BEGIN SOURCE EXCERPT
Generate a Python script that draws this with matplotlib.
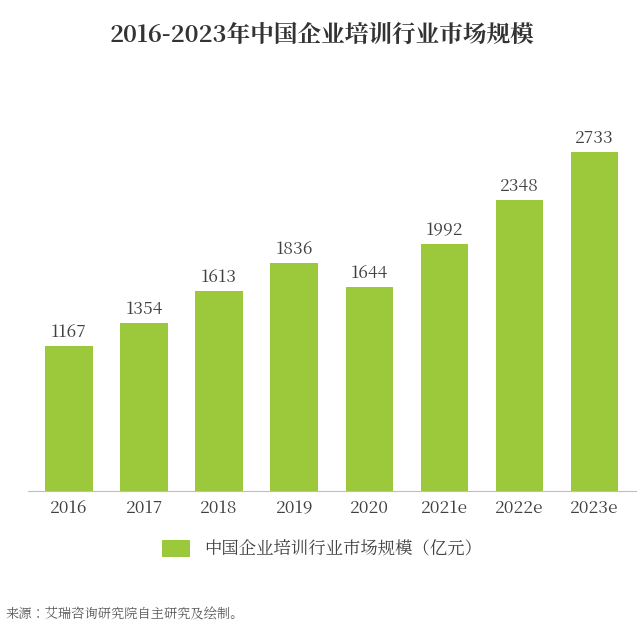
import matplotlib.pyplot as plt
import matplotlib.font_manager as fm

# 找到可用的中文字体
cjk = [f.name for f in fm.fontManager.ttflist if 'CJK' in f.name]
if not cjk:
    for path in fm.findSystemFonts():
        if 'CJK' in path or 'cjk' in path.lower():
            try:
                fm.fontManager.addfont(path)
            except Exception:
                pass
    cjk = [f.name for f in fm.fontManager.ttflist if 'CJK' in f.name]
sc = [n for n in cjk if 'SC' in n] or cjk
plt.rcParams['font.sans-serif'] = sc[:1] + ['Noto Sans CJK SC', 'DejaVu Sans']
plt.rcParams['font.family'] = 'sans-serif'
plt.rcParams['axes.unicode_minus'] = False

years = ['2016', '2017', '2018', '2019', '2020', '2021e', '2022e', '2023e']
values = [1167, 1354, 1613, 1836, 1644, 1992, 2348, 2733]

bar_color = '#9cc83b'
text_color = '#404040'

fig = plt.figure(figsize=(6.44, 6.37), dpi=100)
ax = fig.add_axes([0.043, 0.229, 0.944, 0.614])

x = range(len(years))
bars = ax.bar(x, values, width=0.63, color=bar_color, label='中国企业培训行业市场规模（亿元）')
for xi, v in zip(x, values):
    ax.text(xi, v + 40, str(v), ha='center', va='bottom', fontsize=12.5, color=text_color)

ax.set_xlim(-0.55, len(years) - 0.45)
ax.set_ylim(0, 3152)
ax.set_xticks(list(x))
ax.set_xticklabels(years, fontsize=12.5, color=text_color)
ax.tick_params(axis='x', length=0, pad=6)
ax.set_yticks([])
for side in ['top', 'right', 'left']:
    ax.spines[side].set_visible(False)
ax.spines['bottom'].set_color('#bfbfbf')

fig.text(0.5, 0.945, '2016-2023年中国企业培训行业市场规模', ha='center', va='center',
         fontsize=17, fontweight='bold', color='#333333')

fig.legend(handles=[bars], loc='center', bbox_to_anchor=(0.5, 0.138), frameon=False,
           fontsize=12.5, handlelength=1.6, handleheight=1.1, labelcolor=text_color)

fig.text(0.008, 0.036, '来源：艾瑞咨询研究院自主研究及绘制。', ha='left', va='center',
         fontsize=9.5, color='#595959')

plt.savefig('out.png', dpi=100)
END SOURCE EXCERPT
STATED EXERCISE: Write out nothing but the lines from the start of the data through the line with "handlelength=1.6, handleheight=1.1, labelcolor=text_color)". Leave out the pictures.

OUTPUT BELOW:
Generate a Python script that draws this with matplotlib.
import matplotlib.pyplot as plt
import matplotlib.font_manager as fm

# 找到可用的中文字体
cjk = [f.name for f in fm.fontManager.ttflist if 'CJK' in f.name]
if not cjk:
    for path in fm.findSystemFonts():
        if 'CJK' in path or 'cjk' in path.lower():
            try:
                fm.fontManager.addfont(path)
            except Exception:
                pass
    cjk = [f.name for f in fm.fontManager.ttflist if 'CJK' in f.name]
sc = [n for n in cjk if 'SC' in n] or cjk
plt.rcParams['font.sans-serif'] = sc[:1] + ['Noto Sans CJK SC', 'DejaVu Sans']
plt.rcParams['font.family'] = 'sans-serif'
plt.rcParams['axes.unicode_minus'] = False

years = ['2016', '2017', '2018', '2019', '2020', '2021e', '2022e', '2023e']
values = [1167, 1354, 1613, 1836, 1644, 1992, 2348, 2733]

bar_color = '#9cc83b'
text_color = '#404040'

fig = plt.figure(figsize=(6.44, 6.37), dpi=100)
ax = fig.add_axes([0.043, 0.229, 0.944, 0.614])

x = range(len(years))
bars = ax.bar(x, values, width=0.63, color=bar_color, label='中国企业培训行业市场规模（亿元）')
for xi, v in zip(x, values):
    ax.text(xi, v + 40, str(v), ha='center', va='bottom', fontsize=12.5, color=text_color)

ax.set_xlim(-0.55, len(years) - 0.45)
ax.set_ylim(0, 3152)
ax.set_xticks(list(x))
ax.set_xticklabels(years, fontsize=12.5, color=text_color)
ax.tick_params(axis='x', length=0, pad=6)
ax.set_yticks([])
for side in ['top', 'right', 'left']:
    ax.spines[side].set_visible(False)
ax.spines['bottom'].set_color('#bfbfbf')

fig.text(0.5, 0.945, '2016-2023年中国企业培训行业市场规模', ha='center', va='center',
         fontsize=17, fontweight='bold', color='#333333')

fig.legend(handles=[bars], loc='center', bbox_to_anchor=(0.5, 0.138), frameon=False,
           fontsize=12.5, handlelength=1.6, handleheight=1.1, labelcolor=text_color)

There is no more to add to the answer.